While Pearl is concerned with the defense, there's been no problems with the Tennessee offense. The Volunteers have scored at least 90 points in four straight games and are averaging 85.9 points, first in the SEC and sixth in the country. Guard Chris Lofton leads the conference in scoring at 22.2 points per game.

The Commodores had won nine of their previous 10 before losing 68-65 to Auburn in their SEC opener on Saturday. Vanderbilt (10-5, 0-1) shot only 37.9 percent, its second-lowest percentage of the season.

"It's hard to win games when you're missing layups," Vanderbilt forward Shan Foster said. "We missed a number of layups; we missed a number of free throws. It's hard to win on the road when you don't take advantage of easy opportunities. That's what happened tonight."

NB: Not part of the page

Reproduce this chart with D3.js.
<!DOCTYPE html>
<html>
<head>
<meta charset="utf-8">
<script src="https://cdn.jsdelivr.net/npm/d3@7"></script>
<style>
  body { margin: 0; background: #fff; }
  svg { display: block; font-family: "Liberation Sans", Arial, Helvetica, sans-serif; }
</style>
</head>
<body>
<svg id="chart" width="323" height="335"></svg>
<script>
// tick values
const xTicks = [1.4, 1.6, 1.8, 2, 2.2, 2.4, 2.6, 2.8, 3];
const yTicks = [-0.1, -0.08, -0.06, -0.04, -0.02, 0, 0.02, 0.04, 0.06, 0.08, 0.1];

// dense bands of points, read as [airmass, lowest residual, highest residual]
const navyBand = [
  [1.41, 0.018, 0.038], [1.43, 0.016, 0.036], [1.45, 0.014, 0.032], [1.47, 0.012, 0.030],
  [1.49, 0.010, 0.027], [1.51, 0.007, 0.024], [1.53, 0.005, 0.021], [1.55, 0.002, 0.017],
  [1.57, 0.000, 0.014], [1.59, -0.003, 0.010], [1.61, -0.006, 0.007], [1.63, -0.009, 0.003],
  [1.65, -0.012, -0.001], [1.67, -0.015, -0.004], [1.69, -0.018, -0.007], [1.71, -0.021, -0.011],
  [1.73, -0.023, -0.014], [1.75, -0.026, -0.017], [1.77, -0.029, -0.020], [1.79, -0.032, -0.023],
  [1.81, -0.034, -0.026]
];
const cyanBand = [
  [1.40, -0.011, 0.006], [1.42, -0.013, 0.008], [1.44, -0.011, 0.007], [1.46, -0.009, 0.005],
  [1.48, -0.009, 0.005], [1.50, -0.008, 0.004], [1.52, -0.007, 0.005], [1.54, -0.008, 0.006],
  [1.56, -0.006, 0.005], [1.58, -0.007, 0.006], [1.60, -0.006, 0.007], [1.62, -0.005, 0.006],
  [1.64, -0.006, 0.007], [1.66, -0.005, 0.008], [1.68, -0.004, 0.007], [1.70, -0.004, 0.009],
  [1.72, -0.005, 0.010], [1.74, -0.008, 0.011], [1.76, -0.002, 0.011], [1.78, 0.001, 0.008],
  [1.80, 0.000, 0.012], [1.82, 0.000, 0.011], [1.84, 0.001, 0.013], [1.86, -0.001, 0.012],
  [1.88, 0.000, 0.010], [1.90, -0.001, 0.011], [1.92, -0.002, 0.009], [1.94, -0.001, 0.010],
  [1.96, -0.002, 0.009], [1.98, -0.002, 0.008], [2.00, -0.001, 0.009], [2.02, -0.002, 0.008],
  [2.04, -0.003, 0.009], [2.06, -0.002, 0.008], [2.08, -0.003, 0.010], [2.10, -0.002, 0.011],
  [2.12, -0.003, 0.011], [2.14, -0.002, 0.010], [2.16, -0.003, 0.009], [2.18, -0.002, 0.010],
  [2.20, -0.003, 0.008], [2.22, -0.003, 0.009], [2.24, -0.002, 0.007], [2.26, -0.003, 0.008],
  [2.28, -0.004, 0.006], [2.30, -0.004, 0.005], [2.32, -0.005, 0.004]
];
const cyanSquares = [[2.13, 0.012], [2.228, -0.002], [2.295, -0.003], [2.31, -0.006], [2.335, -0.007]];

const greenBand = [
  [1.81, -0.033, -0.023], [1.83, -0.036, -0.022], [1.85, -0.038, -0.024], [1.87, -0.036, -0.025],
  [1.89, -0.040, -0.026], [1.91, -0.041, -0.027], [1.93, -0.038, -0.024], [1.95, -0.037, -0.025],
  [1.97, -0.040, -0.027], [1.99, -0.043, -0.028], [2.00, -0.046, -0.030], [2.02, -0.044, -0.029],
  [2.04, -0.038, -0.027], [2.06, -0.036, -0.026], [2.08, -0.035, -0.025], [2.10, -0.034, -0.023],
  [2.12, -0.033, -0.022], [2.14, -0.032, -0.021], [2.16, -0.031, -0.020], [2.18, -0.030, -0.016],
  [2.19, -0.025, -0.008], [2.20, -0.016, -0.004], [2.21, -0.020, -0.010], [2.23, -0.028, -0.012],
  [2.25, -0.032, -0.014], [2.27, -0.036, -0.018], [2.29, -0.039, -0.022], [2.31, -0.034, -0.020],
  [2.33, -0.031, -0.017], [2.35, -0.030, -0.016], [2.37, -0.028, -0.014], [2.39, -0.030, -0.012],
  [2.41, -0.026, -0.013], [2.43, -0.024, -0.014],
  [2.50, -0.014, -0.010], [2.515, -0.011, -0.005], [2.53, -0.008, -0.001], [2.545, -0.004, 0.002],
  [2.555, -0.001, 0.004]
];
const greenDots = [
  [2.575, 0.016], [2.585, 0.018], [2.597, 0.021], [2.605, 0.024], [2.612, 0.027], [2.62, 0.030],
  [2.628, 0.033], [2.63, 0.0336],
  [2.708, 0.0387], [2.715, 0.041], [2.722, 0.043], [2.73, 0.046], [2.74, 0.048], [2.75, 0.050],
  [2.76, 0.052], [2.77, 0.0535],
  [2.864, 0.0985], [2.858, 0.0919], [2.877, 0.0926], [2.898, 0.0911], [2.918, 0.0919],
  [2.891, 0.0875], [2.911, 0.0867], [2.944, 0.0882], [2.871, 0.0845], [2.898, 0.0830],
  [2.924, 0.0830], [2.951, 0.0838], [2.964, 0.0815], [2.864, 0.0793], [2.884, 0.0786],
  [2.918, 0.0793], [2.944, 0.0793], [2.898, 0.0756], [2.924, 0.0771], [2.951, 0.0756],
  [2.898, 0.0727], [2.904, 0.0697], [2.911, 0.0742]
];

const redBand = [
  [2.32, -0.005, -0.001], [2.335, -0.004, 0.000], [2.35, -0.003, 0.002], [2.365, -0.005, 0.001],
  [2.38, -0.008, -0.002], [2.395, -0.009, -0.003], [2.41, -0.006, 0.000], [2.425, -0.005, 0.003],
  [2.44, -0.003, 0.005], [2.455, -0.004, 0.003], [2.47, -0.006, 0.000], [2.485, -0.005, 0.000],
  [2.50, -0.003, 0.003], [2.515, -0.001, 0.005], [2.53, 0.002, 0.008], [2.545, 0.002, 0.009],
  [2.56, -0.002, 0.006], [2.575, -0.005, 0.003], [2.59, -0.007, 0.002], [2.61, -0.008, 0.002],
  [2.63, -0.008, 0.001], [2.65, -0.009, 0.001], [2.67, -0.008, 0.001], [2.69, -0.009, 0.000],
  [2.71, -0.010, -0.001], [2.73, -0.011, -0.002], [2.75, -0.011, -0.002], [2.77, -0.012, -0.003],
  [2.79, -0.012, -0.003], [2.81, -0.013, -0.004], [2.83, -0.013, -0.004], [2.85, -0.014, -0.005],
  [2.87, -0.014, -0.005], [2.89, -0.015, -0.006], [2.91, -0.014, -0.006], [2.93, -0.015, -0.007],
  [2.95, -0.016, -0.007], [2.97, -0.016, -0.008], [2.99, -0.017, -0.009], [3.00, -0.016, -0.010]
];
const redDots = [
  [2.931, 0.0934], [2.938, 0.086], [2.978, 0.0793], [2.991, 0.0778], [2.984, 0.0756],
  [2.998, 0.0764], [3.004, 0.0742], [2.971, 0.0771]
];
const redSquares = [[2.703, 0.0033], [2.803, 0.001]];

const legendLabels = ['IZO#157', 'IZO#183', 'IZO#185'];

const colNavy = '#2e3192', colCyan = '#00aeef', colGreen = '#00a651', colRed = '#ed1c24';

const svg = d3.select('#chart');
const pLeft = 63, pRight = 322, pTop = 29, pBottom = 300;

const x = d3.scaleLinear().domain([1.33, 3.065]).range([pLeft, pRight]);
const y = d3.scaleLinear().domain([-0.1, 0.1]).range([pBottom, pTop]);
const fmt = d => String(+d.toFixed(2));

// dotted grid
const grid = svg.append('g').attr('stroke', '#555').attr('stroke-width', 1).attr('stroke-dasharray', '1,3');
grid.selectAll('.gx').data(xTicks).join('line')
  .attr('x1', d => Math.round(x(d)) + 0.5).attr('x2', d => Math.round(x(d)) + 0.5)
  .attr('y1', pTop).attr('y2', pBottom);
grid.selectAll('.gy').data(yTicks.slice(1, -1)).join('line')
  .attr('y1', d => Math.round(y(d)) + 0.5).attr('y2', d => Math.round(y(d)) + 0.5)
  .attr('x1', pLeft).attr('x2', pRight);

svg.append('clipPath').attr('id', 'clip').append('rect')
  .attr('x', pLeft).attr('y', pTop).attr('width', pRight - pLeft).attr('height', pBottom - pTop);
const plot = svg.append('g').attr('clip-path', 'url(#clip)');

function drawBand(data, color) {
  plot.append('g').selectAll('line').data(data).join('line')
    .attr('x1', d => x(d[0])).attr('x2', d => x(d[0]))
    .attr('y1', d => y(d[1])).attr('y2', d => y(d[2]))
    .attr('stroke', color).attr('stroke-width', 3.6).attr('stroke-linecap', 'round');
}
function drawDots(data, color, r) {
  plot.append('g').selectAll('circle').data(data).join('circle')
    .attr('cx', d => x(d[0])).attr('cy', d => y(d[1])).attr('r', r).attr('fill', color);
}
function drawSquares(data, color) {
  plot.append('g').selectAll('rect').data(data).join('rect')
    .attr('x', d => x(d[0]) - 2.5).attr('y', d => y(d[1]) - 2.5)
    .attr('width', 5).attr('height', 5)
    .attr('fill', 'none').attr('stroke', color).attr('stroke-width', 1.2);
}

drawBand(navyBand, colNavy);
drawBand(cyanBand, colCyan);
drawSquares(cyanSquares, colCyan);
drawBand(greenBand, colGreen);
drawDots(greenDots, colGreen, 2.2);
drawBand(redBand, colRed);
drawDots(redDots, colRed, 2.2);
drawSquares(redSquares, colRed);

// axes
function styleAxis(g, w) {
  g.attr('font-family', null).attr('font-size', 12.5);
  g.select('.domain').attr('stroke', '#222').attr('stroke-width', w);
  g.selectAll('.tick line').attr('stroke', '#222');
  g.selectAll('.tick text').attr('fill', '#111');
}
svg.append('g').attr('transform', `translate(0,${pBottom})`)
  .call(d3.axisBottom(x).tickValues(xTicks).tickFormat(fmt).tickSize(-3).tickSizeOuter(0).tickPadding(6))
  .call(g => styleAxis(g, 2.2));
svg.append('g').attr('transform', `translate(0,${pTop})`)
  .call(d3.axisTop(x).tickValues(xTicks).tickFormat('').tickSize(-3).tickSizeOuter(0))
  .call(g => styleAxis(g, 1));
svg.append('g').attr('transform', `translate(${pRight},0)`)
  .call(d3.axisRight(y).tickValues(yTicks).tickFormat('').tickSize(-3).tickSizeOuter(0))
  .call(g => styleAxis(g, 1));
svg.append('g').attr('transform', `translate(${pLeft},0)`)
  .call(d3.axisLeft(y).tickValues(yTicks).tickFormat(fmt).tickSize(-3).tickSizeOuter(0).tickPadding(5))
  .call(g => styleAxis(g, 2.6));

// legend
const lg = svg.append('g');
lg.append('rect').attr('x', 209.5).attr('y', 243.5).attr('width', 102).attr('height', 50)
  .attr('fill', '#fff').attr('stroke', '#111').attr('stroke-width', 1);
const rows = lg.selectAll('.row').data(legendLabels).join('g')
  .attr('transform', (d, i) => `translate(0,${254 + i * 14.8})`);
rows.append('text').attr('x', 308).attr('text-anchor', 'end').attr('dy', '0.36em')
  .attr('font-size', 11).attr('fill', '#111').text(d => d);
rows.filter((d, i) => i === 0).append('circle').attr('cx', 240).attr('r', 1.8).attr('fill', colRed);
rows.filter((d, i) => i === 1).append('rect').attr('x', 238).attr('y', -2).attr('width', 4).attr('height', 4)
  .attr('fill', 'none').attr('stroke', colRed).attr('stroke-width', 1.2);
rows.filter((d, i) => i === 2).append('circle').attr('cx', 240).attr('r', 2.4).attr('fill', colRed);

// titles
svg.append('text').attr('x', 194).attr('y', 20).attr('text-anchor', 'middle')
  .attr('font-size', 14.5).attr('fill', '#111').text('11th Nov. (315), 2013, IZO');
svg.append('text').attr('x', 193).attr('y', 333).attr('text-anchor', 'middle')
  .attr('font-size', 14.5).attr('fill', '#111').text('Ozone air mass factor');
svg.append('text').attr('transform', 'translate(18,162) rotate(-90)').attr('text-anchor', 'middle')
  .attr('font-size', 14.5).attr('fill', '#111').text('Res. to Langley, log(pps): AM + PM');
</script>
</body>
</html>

Vanderbilt has won six straight at home, including a 73-64 victory over then-No. 25 Georgia Tech on Dec. 9. The Commodores have allowed only 43.5 points in their last two home games, winning those contests by an average of 37.5 points.

"They shoot the ball extremely well," Pearl said. "They have four guys out there who can shoot the 3-pointer. They are second in the league in 3-point shots. That lets them play effectively inside, too. They have good balance, and they play well at home."

Tennessee has won eight of the last 12 meetings with Vanderbilt, including both matchups last season. The Volunteers rallied from a 16-point second-half deficit to win 68-59 on the road in the last meeting on March 4.

Tennessee leads the all-time series 104-65, but the Commodores are 48-35 at home.